Де Ниро согласился играть в этой картине прежде всего потому, что сценарий был написан очень близко к оригинальному роману Шелли. Его привлекала возможность сделать реалистическую интерпретацию романа. И тут были соблазны показать свою драматическую силу, на что намекал Де Ниро. Де Ниро привык менять свою внешность, играя новые роли, но тут его облик был изменен до полнейшей неузнаваемости. Носил ли он грим на лице, или грим нес внутри себя актера?

«Так же, как и все эти гримерные ухищрения, нас меняют прожитые дни, — говорил Де Ниро впоследствии. — Я играл в фильмах, где мне надо было носить на лице всякие штуки для того, чтобы выглядеть старше, и потом я понял, что вы не видите меня. А вам надо увидеть всю экспрессию сквозь слои грима…»
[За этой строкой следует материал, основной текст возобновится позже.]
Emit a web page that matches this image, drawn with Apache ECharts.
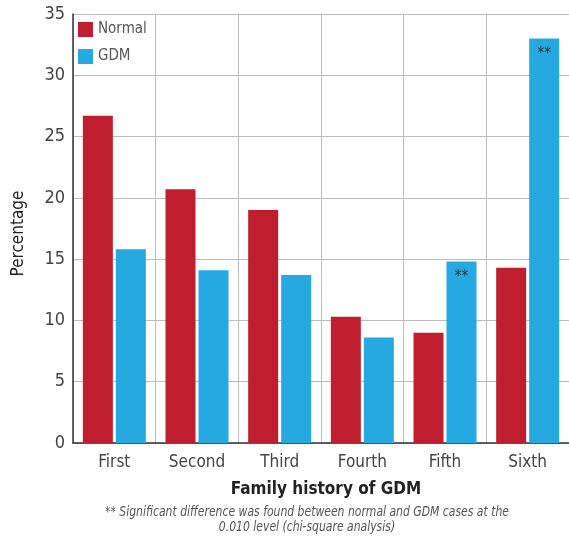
<!DOCTYPE html>
<html>
<head>
<meta charset="utf-8">
<script src="https://cdn.jsdelivr.net/npm/echarts@6/dist/echarts.min.js"></script>
<style>
  html, body { margin: 0; padding: 0; background: #fff; }
  #chart { width: 569px; height: 539px; }
</style>
</head>
<body>
<div id="chart"></div>
<script>
// Family history position of GDM
const categories = ['First', 'Second', 'Third', 'Fourth', 'Fifth', 'Sixth'];
const normalValues = [26.7, 20.7, 19.0, 10.3, 9.0, 14.3];
const gdmValues = [15.8, 14.1, 13.7, 8.6, 14.8, 33.0];
// significance markers (chi-square, p < 0.010)
const gdmMarks = ['', '', '', '', '**', '**'];
const yTicks = [0, 5, 10, 15, 20, 25, 30, 35];

const FONT = '"DejaVu Sans Condensed", "Liberation Sans Narrow", "Roboto", sans-serif';
const chart = echarts.init(document.getElementById('chart'), null, { renderer: 'canvas' });

chart.setOption({
  animation: false,
  textStyle: { fontFamily: FONT },
  grid: { left: 73, right: -4, top: 14, bottom: 96 },
  legend: {
    orient: 'vertical',
    left: 73,
    top: 17,
    itemWidth: 15,
    itemHeight: 15,
    itemGap: 12,
    icon: 'rect',
    textStyle: { fontFamily: FONT, fontSize: 15, color: '#555' },
    data: ['Normal', 'GDM']
  },
  xAxis: {
    type: 'category',
    data: categories,
    name: 'Family history of GDM',
    nameLocation: 'middle',
    nameGap: 38,
    nameTextStyle: { fontFamily: FONT, fontSize: 17, fontWeight: 'bold', color: '#222', padding: [0, 0, 0, 10] },
    axisLine: { lineStyle: { color: '#333', width: 1.5 } },
    axisTick: { show: false },
    axisLabel: { fontFamily: FONT, fontSize: 17, color: '#444', margin: 11 },
    splitLine: { show: true, lineStyle: { color: '#bdbdbd', width: 1 } }
  },
  yAxis: {
    type: 'value',
    min: yTicks[0],
    max: yTicks[yTicks.length - 1],
    interval: yTicks[1] - yTicks[0],
    name: 'Percentage',
    nameLocation: 'middle',
    nameGap: 46,
    nameTextStyle: { fontFamily: FONT, fontSize: 17, color: '#222', padding: [0, 0, 0, -10] },
    axisLine: { show: true, lineStyle: { color: '#333', width: 1.5 } },
    axisTick: { show: false },
    axisLabel: { fontFamily: FONT, fontSize: 18, color: '#444', margin: 8 },
    splitLine: { show: true, lineStyle: { color: '#bdbdbd', width: 1 } }
  },
  series: [
    {
      name: 'Normal',
      type: 'bar',
      data: normalValues,
      barWidth: 30,
      barGap: '10%',
      itemStyle: { color: '#BE1E2D' }
    },
    {
      name: 'GDM',
      type: 'bar',
      data: gdmValues,
      barWidth: 30,
      itemStyle: { color: '#25A9E0' },
      label: {
        show: true,
        position: 'insideTop',
        distance: 8,
        fontFamily: FONT,
        fontSize: 15,
        color: '#333',
        formatter: p => gdmMarks[p.dataIndex]
      }
    }
  ],
  graphic: [
    {
      type: 'text',
      x: 307,
      y: 505,
      scaleX: 0.86,
      style: {
        text: '** Significant difference was found between normal and GDM cases at the\n0.010 level (chi-square analysis)',
        fontFamily: FONT,
        fontSize: 14,
        fontStyle: 'italic',
        fill: '#555',
        align: 'center',
        lineHeight: 15
      }
    }
  ]
});
</script>
</body>
</html>
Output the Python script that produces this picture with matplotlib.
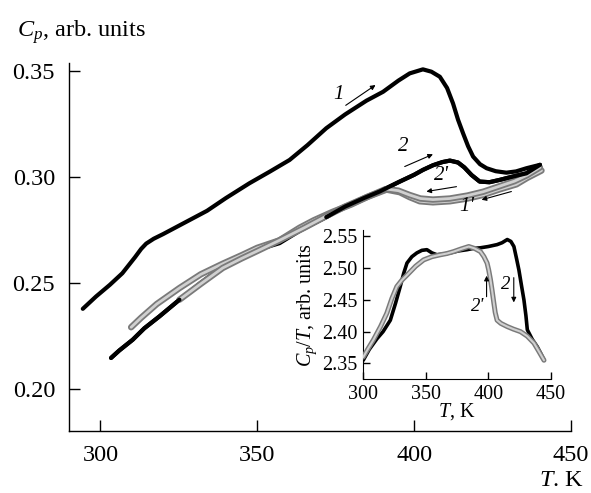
import numpy as np
import matplotlib
matplotlib.use('Agg')
import matplotlib.pyplot as plt

plt.rcParams['font.family'] = ['Liberation Serif', 'DejaVu Serif']
plt.rcParams['mathtext.fontset'] = 'custom'
plt.rcParams['mathtext.rm'] = 'Liberation Serif'
plt.rcParams['mathtext.it'] = 'Liberation Serif:italic'
plt.rcParams['lines.solid_joinstyle'] = 'round'
plt.rcParams['lines.solid_capstyle'] = 'round'

# main plot: Cp vs T
t1 = [294.4, 298.6, 303, 307, 311, 313, 314.6, 317, 320, 327, 334, 340, 347.5, 354, 360.3,
      366, 372, 378, 384.8, 390.1, 395, 398.6, 402.8, 405.5, 408.2, 410.5, 412.4, 414, 415.6,
      417.2, 418.8, 421, 423.1, 426, 429.4, 432.5, 435.8, 440.1]
cp1 = [0.2377, 0.2435, 0.2490, 0.2545, 0.2620, 0.2660, 0.2685, 0.2708, 0.2730, 0.2785,
       0.2840, 0.2900, 0.2970, 0.3025, 0.3080, 0.3150, 0.3230, 0.3295, 0.3360, 0.3402,
       0.3455, 0.3489, 0.3508, 0.3497, 0.3473, 0.3420, 0.3347, 0.3270, 0.3206, 0.3145,
       0.3096, 0.3060, 0.3041, 0.3027, 0.3020, 0.3026, 0.3041, 0.3057]

t2 = [303.4, 306, 310.3, 314, 318.8, 325.2, 332, 339, 345, 351, 357.1, 363.5, 368, 372, 378,
      384, 389, 395, 400, 402.8, 406, 409, 411.4, 414, 416, 418.3, 420.9, 424, 427.3, 431,
      435.8, 440.1]
cp2 = [0.2145, 0.2180, 0.2231, 0.2285, 0.2341, 0.2420, 0.2500, 0.2577, 0.2625, 0.2660,
       0.2687, 0.2745, 0.2780, 0.2810, 0.2860, 0.2900, 0.2931, 0.2975, 0.3010, 0.3033,
       0.3055, 0.3070, 0.3077, 0.3068, 0.3045, 0.3009, 0.2978, 0.2975, 0.2986, 0.3000,
       0.3017, 0.3057]

t1c = [440.6, 436, 432.6, 427, 422, 417, 411.4, 406, 401.8, 398.5, 395.4, 391.2, 385, 380,
       374, 368, 363.5, 357, 350, 345, 339, 332, 325.2, 318, 313, 309.8]
cp1c = [0.3030, 0.2995, 0.2965, 0.2940, 0.2915, 0.2898, 0.2885, 0.2880, 0.2885, 0.2905,
        0.2928, 0.2940, 0.2905, 0.2870, 0.2835, 0.2795, 0.2760, 0.2700, 0.2665, 0.2630,
        0.2590, 0.2540, 0.2475, 0.2400, 0.2335, 0.2290]

t2c = [440.1, 436, 432, 427, 422, 417, 411.4, 406, 402, 398.5, 395, 391, 385, 378, 372, 365,
       357, 350, 345, 339, 332, 325.2]
cp2c = [0.3045, 0.3008, 0.2980, 0.2955, 0.2930, 0.2912, 0.2898, 0.2893, 0.2898, 0.2915,
        0.2935, 0.2943, 0.2905, 0.2860, 0.2815, 0.2760, 0.2700, 0.2650, 0.2615, 0.2570,
        0.2495, 0.2420]

# inset: Cp/T vs T
ti2 = [300.2, 305, 311.2, 316, 321.8, 326, 329.7, 332.5, 335.1, 339, 343, 347, 351, 355, 359,
       364, 369.6, 376, 383, 388, 393.7, 400, 407, 411, 415.1, 418, 420.4, 422.5, 424.4,
       426.5, 428.4, 430, 431.1, 435, 439.1, 442, 444.4]
ci2 = [2.355, 2.372, 2.389, 2.400, 2.418, 2.445, 2.471, 2.492, 2.508, 2.518, 2.524, 2.528,
       2.529, 2.524, 2.521, 2.522, 2.524, 2.527, 2.529, 2.531, 2.532, 2.534, 2.537, 2.540,
       2.545, 2.542, 2.534, 2.515, 2.497, 2.472, 2.450, 2.425, 2.403, 2.388, 2.376, 2.365,
       2.355]

ti2c = [444.4, 440, 436.4, 431, 425.7, 420, 415.1, 410, 407, 405.5, 404.4, 403, 401.7, 400.3,
        399, 396.5, 393.7, 389, 384.4, 378, 372.3, 367, 361.7, 355, 348.4, 342, 335.1, 331,
        327, 323, 319, 314, 308.3, 304, 300.2]
ci2c = [2.355, 2.370, 2.382, 2.393, 2.400, 2.404, 2.408, 2.413, 2.418, 2.430, 2.445, 2.465,
        2.482, 2.497, 2.508, 2.518, 2.526, 2.531, 2.534, 2.530, 2.526, 2.523, 2.521, 2.518,
        2.513, 2.503, 2.489, 2.481, 2.471, 2.452, 2.429, 2.408, 2.387, 2.373, 2.360]

main_xticks = [300, 350, 400, 450]
main_yticks = [0.20, 0.25, 0.30, 0.35]
inset_xticks = [300, 350, 400, 450]
inset_yticks = [2.35, 2.40, 2.45, 2.50, 2.55]


def gray_curve(ax, x, y, outer=4.6, inner=2.0, z=3):
    ax.plot(x, y, color='#7a7a7a', lw=outer, zorder=z)
    ax.plot(x, y, color='#d0d0d0', lw=inner, zorder=z)


def arrow(ax, x0, y0, x1, y1):
    ax.annotate('', xy=(x1, y1), xytext=(x0, y0),
                arrowprops=dict(arrowstyle='-|>', lw=0.8, color='black',
                                mutation_scale=7, shrinkA=0, shrinkB=0))


fig = plt.figure(figsize=(5.91, 4.93), dpi=100)
ax = fig.add_axes([69 / 591, 1 - 431 / 493, (571 - 69) / 591, (431 - 63) / 493])

ax.plot(t1, cp1, color='black', lw=3, zorder=2)
ax.plot(t2, cp2, color='black', lw=3, zorder=2)
gray_curve(ax, t1c, cp1c)
gray_curve(ax, t2c, cp2c)
t2 = np.array(t2)
cp2 = np.array(cp2)
# heating curve 2 lies on top of the cooling curves at both ends
ax.plot(t2[t2 >= 372], cp2[t2 >= 372], color='black', lw=3, zorder=4)
ax.plot(t2[t2 <= 325.2], cp2[t2 <= 325.2], color='black', lw=3, zorder=4)

ax.set_xlim(290, 450)
ax.set_ylim(0.18, 0.3538)
ax.set_xticks(main_xticks)
ax.set_yticks(main_yticks)
ax.set_yticklabels(['%.2f' % v for v in main_yticks])
ax.spines['top'].set_visible(False)
ax.spines['right'].set_visible(False)
for s in ['left', 'bottom']:
    ax.spines[s].set_linewidth(1.0)
ax.tick_params(direction='in', length=8, width=1.0, labelsize=17.5)
ax.tick_params(axis='y', pad=10)
ax.tick_params(axis='x', pad=10)

ax.text(376.0, 0.3387, '1', style='italic', fontsize=15, ha='center', va='center')
arrow(ax, 378.2, 0.3338, 387.7, 0.3434)
ax.text(396.5, 0.3143, '2', style='italic', fontsize=15, ha='center', va='center')
arrow(ax, 397.0, 0.3049, 406.0, 0.3107)
ax.text(408.7, 0.3009, "2'", style='italic', fontsize=15, ha='center', va='center')
arrow(ax, 413.5, 0.2954, 403.9, 0.2931)
ax.text(416.7, 0.2862, "1'", style='italic', fontsize=15, ha='center', va='center')
arrow(ax, 431.0, 0.2931, 421.5, 0.2892)

fig.text(17 / 591, 1 - 32 / 493, r'$C_p$, arb. units', fontsize=17.5, ha='left', va='center')
fig.text(584 / 591, 1 - 481 / 493, r'$T$. K', fontsize=17.5, ha='right', va='center')

# inset
ins = fig.add_axes([363 / 591, 1 - 379.3 / 493, (551 - 363) / 591, (379.3 - 230) / 493])
ins.plot(ti2, ci2, color='black', lw=2.6, zorder=2)
gray_curve(ins, ti2c, ci2c, outer=3.6, inner=1.5)
ins.set_xlim(300, 450)
ins.set_ylim(2.325, 2.56)
ins.set_xticks(inset_xticks)
ins.set_yticks(inset_yticks)
ins.set_yticklabels(['%.2f' % v for v in inset_yticks])
ins.spines['top'].set_visible(False)
ins.spines['right'].set_visible(False)
ins.tick_params(direction='in', length=5, width=1.0, labelsize=14.5)
ins.tick_params(axis='y', pad=4)
ins.tick_params(axis='x', pad=4)
ins.set_xlabel(r'$T$, K', fontsize=14.5, labelpad=-2)
ins.set_ylabel(r'$C_p/T$, arb. units', fontsize=14.5, labelpad=2)

ins.text(413.7, 2.474, '2', style='italic', fontsize=13.5, ha='center', va='center')
arrow(ins, 420.3, 2.485, 420.3, 2.446)
ins.text(391.2, 2.440, "2'", style='italic', fontsize=13.5, ha='center', va='center')
arrow(ins, 398.6, 2.455, 398.6, 2.488)

fig.savefig('out.png', dpi=100)
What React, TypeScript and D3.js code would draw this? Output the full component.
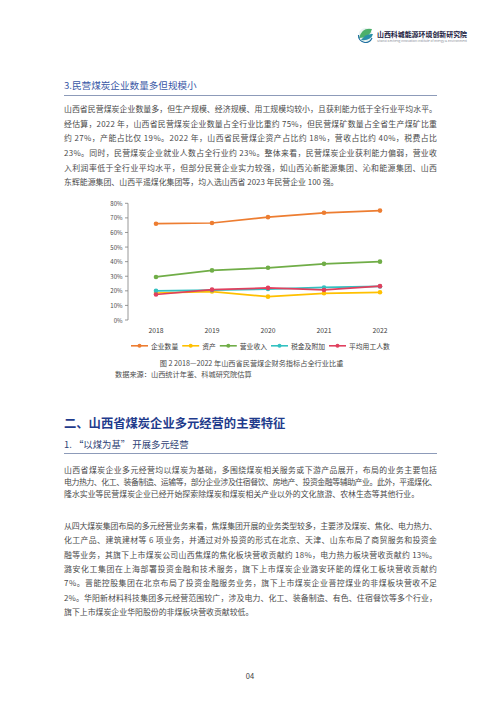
import React from "react";
import * as d3 from "d3";

const years = ["2018", "2019", "2020", "2021", "2022"];
const enterpriseCount = [66, 66.5, 70.5, 73.5, 75];
const assets = [18.5, 19.5, 16, 18.3, 19];
const revenue = [29.5, 34, 35.8, 38.5, 40];
const taxes = [20, 20.5, 21.2, 22.3, 23];
const employees = [17.5, 20.8, 22, 20.6, 23.2];
const seriesNames = ["企业数量", "资产", "营业收入", "税金及附加", "平均用工人数"];
const seriesColors = ["#ED7D31", "#FFC000", "#70AD47", "#33C1C1", "#E0405E"];
const yTicks = [0, 10, 20, 30, 40, 50, 60, 70, 80];

const para1 = [
  "山西省民营煤炭企业数量多，但生产规模、经济规模、用工规模均较小，且获利能力低于全行业平均水平。",
  "经估算，2022 年，山西省民营煤炭企业数量占全行业比重约 75%，但民营煤矿数量占全省生产煤矿比重",
  "约 27%，产能占比仅 19%。2022 年，山西省民营煤企资产占比约 18%，营收占比约 40%，税费占比",
  "23%。同时，民营煤炭企业就业人数占全行业约 23%。整体来看，民营煤炭企业获利能力偏弱，营业收",
  "入利润率低于全行业平均水平，但部分民营企业实力较强，如山西沁新能源集团、沁和能源集团、山西",
  "东辉能源集团、山西平遥煤化集团等，均入选山西省 2023 年民营企业 100 强。",
];
const para2 = [
  "山西省煤炭企业多元经营均以煤炭为基础，多围绕煤炭相关服务或下游产品展开，布局的业务主要包括",
  "电力热力、化工、装备制造、运输等，部分企业涉及住宿餐饮、房地产、投资金融等辅助产业。此外，平遥煤化、",
  "隆水实业等民营煤炭企业已经开始探索除煤炭和煤炭相关产业以外的文化旅游、农林生态等其他行业。",
];
const para3 = [
  "从四大煤炭集团布局的多元经营业务来看，焦煤集团开展的业务类型较多，主要涉及煤炭、焦化、电力热力、",
  "化工产品、建筑建材等 6 项业务，并通过对外投资的形式在北京、天津、山东布局了商贸服务和投资金",
  "融等业务，其旗下上市煤炭公司山西焦煤的焦化板块营收贡献约 18%，电力热力板块营收贡献约 13%。",
  "潞安化工集团在上海部署投资金融和技术服务，旗下上市煤炭企业潞安环能的煤化工板块营收贡献约",
  "7%。晋能控股集团在北京布局了投资金融服务业务，旗下上市煤炭企业晋控煤业的非煤板块营收不足",
  "2%。华阳新材料科技集团多元经营范围较广，涉及电力、化工、装备制造、有色、住宿餐饮等多个行业，",
  "旗下上市煤炭企业华阳股份的非煤板块营收贡献较低。",
];

const FONT = "'Noto Sans CJK SC', 'Noto Sans', sans-serif";
const BODY = "#4a4a4a";

function Paragraph({ lines, y0, step }: { lines: string[]; y0: number; step: number }) {
  return (
    <g>
      {lines.map((l, i) => {
        const last = i === lines.length - 1;
        return (
          <text
            key={i}
            x={64}
            y={y0 + i * step}
            fontSize={7.9}
            fill={BODY}
            dominantBaseline="central"
            {...(last ? {} : { textLength: 373, lengthAdjust: "spacing" })}
          >
            {l}
          </text>
        );
      })}
    </g>
  );
}

export default function App() {
  const series = [enterpriseCount, assets, revenue, taxes, employees];
  const x = d3.scalePoint<string>().domain(years).range([128, 408]).padding(0.5);
  const y = d3.scaleLinear().domain([0, 80]).range([320, 203.3]);
  const line = d3
    .line<number>()
    .x((_, i) => x(years[i]) as number)
    .y((d) => y(d));

  const legFont = 6.8;
  const widths = seriesNames.map((n) => n.length * legFont);
  const legStarts: number[] = [];
  let cx = 131;
  widths.forEach((w) => {
    legStarts.push(cx);
    cx += 17 + 3 + w + 4;
  });

  return (
    <div style={{ position: "absolute", left: 0, top: 0 }}>
      <svg width={500} height={701} style={{ display: "block", fontFamily: FONT }}>
        <rect width={500} height={701} fill="#ffffff" />

        {/* logo */}
        <g>
          <circle cx={365.5} cy={35} r={7} fill="#e8f3f1" />
          <path d="M359 38 Q362 27 372 29 Q370 38 359 38 Z" fill="#4caf6a" />
          <path d="M361 40 Q366 33 373 34 Q371 41 361 40 Z" fill="#2a8fa8" />
          <path d="M358.5 35 A7 7 0 0 0 372 38" fill="none" stroke="#1f6fa0" strokeWidth={1.2} />
          <text x={377} y={33.5} fontSize={6.9} fontWeight={700} fill="#1a2040" dominantBaseline="central" textLength={90} lengthAdjust="spacingAndGlyphs">
            山西科城能源环境创新研究院
          </text>
          <text x={377} y={40.5} fontSize={2.6} fill="#8a8f99" dominantBaseline="central" textLength={90} lengthAdjust="spacingAndGlyphs">
            Shanxi Kecheng Innovation Institute of Energy &amp; Environment
          </text>
        </g>

        {/* section 3 header */}
        <text x={64} y={85} fontSize={9.6} fill="#3a58a6" dominantBaseline="central">
          3.民营煤炭企业数量多但规模小
        </text>
        <line x1={64} x2={437} y1={95.5} y2={95.5} stroke="#8d9bb9" strokeWidth={1} />

        <Paragraph lines={para1} y0={108.3} step={14.7} />

        {/* chart */}
        <g>
          <line x1={128} x2={128} y1={y(80)} y2={y(0)} stroke="#7f7f7f" strokeWidth={0.8} />
          {yTicks.map((t) => (
            <g key={t}>
              <line x1={125} x2={128} y1={y(t)} y2={y(t)} stroke="#7f7f7f" strokeWidth={0.8} />
              <text x={122.5} y={y(t)} fontSize={6} fill="#4a4a4a" textAnchor="end" dominantBaseline="central">
                {t}%
              </text>
            </g>
          ))}
          {years.map((yr) => (
            <text key={yr} x={x(yr)} y={329.5} fontSize={6.8} fill="#404040" textAnchor="middle" dominantBaseline="central">
              {yr}
            </text>
          ))}
          {series.map((s, si) => (
            <g key={si}>
              <path d={line(s) || ""} fill="none" stroke={seriesColors[si]} strokeWidth={1.7} />
              {s.map((v, i) => (
                <circle key={i} cx={x(years[i])} cy={y(v)} r={2.3} fill={seriesColors[si]} />
              ))}
            </g>
          ))}
          {seriesNames.map((n, i) => (
            <g key={n}>
              <line x1={legStarts[i]} x2={legStarts[i] + 17} y1={345.8} y2={345.8} stroke={seriesColors[i]} strokeWidth={1.6} />
              <circle cx={legStarts[i] + 8.5} cy={345.8} r={2} fill={seriesColors[i]} />
              <text x={legStarts[i] + 20} y={345.8} fontSize={legFont} fill="#404040" dominantBaseline="central">
                {n}
              </text>
            </g>
          ))}
          <text x={251.5} y={362.8} fontSize={7.2} fill="#4a4a4a" textAnchor="middle" dominantBaseline="central">
            图 2  2018—2022 年山西省民营煤企财务指标占全行业比重
          </text>
          <text x={115} y={373.5} fontSize={7.2} fill="#4a4a4a" dominantBaseline="central">
            数据来源：山西统计年鉴、科城研究院估算
          </text>
        </g>

        {/* section 二 */}
        <text x={64} y={422.7} fontSize={12.3} fontWeight={700} fill="#1f3b8c" dominantBaseline="central">
          二、山西省煤炭企业多元经营的主要特征
        </text>
        <text x={64} y={444} fontSize={9.4} fill="#2f3f74" dominantBaseline="central">
          1. “以煤为基” 开展多元经营
        </text>
        <line x1={64} x2={437} y1={453.5} y2={453.5} stroke="#8d9bb9" strokeWidth={1} />

        <Paragraph lines={para2} y0={469} step={12.4} />
        <Paragraph lines={para3} y0={525.5} step={14.3} />

        <text x={250} y={675} fontSize={7.5} fill="#404040" textAnchor="middle" dominantBaseline="central">
          04
        </text>
      </svg>
    </div>
  );
}
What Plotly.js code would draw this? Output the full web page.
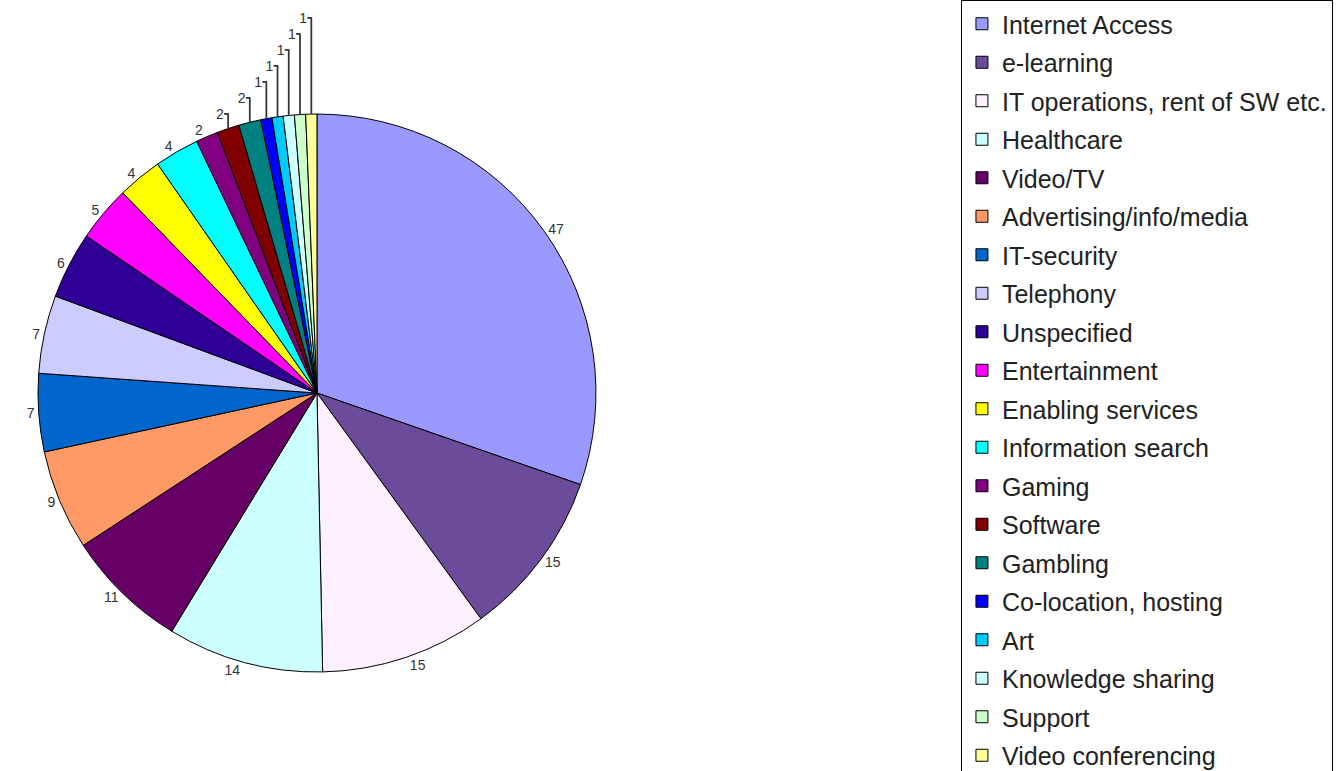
<!DOCTYPE html>
<html>
<head>
<meta charset="utf-8">
<script src="https://cdn.plot.ly/plotly-3.0.1.min.js"></script>
<style>html,body{margin:0;padding:0;background:#fff;}#chart{width:1338px;height:771px;}</style>
</head>
<body>
<div id="chart"></div>
<script>
const categories = ["Internet Access","e-learning","IT operations, rent of SW etc.","Healthcare","Video/TV","Advertising/info/media","IT-security","Telephony","Unspecified","Entertainment","Enabling services","Information search","Gaming","Software","Gambling","Co-location, hosting","Art","Knowledge sharing","Support","Video conferencing"];
const counts = [47,15,15,14,11,9,7,7,6,5,4,4,2,2,2,1,1,1,1,1];
const colors = ["#9999FF","#6B4C9A","#FFF0FF","#CCFFFF","#660066","#FF9966","#0066CC","#CCCCFF","#2E0096","#FF00FF","#FFFF00","#00FFFF","#800080","#800000","#008080","#0000FF","#00CCFF","#CCFFFF","#CCFFCC","#FFFF99"];

const FONT = '"Liberation Sans", Arial, sans-serif';
const traces = [{
  type: 'pie',
  labels: categories,
  values: counts,
  marker: {colors: colors, line: {color: '#000', width: 1}},
  sort: false,
  direction: 'clockwise',
  rotation: 0,
  textinfo: 'value',
  textposition: 'outside',
  outsidetextfont: {family: FONT, size: 14, color: '#333'},
  showlegend: false,
  hoverinfo: 'label+value',
  domain: {x: [0.0284, 0.4454], y: [0.1284, 0.8521]}
}];
categories.forEach((c, i) => {
  traces.push({
    type: 'scatter', mode: 'markers', x: [null], y: [null],
    name: c, legendgroup: 'g' + i,
    marker: {symbol: 'square', size: 12, color: colors[i], line: {color: '#000', width: 1}},
    hoverinfo: 'skip'
  });
});

const layout = {
  width: 1338, height: 771,
  margin: {l: 0, r: 0, t: 0, b: 0},
  paper_bgcolor: '#fff', plot_bgcolor: '#fff',
  xaxis: {visible: false}, yaxis: {visible: false},
  showlegend: true,
  legend: {
    x: 0.7182, y: 0.987, xanchor: 'left', yanchor: 'top',
    bordercolor: '#000', borderwidth: 1, bgcolor: '#fff',
    font: {family: FONT, size: 25, color: '#222'},
    tracegroupgap: 3, itemwidth: 30, maxheight: 1200
  }
};
Plotly.newPlot('chart', traces, layout, {displayModeBar: false, staticPlot: true});
</script>
</body>
</html>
Прежде чем согласиться играть, Де Ниро навел справки о Брана. О нем все отзывались высоко, однако Брана еще не вошел в круг приближенных Де Ниро. Но когда Де Ниро просмотрел его картины, он дал Брана зеленый свет. Впервые они встретились при довольно неподходящих обстоятельствах.

«Мы сидели на заднем сиденьи такси, — вспоминает Брана. — Я провел весь день с Фрэнсисом Копполой, а потом мы поехали на встречу с Робертом Де Ниро. Я был всего лишь скромным свидетелем этой встречи титанов — они толковали о винах, насколько я помню… Роберт очень гордится своим рестораном и клубным комплексом, а Коппола — своим винным погребом. Наверное, моя роль в тот вечер сводилась к тому, чтобы время от времени вставлять восхищенные реплики по поводу ресторана и вин, в надежде умаслить Де Ниро, чтобы он согласился играть в моей картине. И все в конечном счете удалось. Коппола меня очень хорошо представил. Де Ниро понравилось, что я ирландец по происхождению, но оттого, думаю, он ожидал увидеть меня этаким юношей в сюртуке елизаветинской эпохи с томиком сонетов под мышкой… Но мы с ним причастны к одному миру, и в конечном счете мы поладили».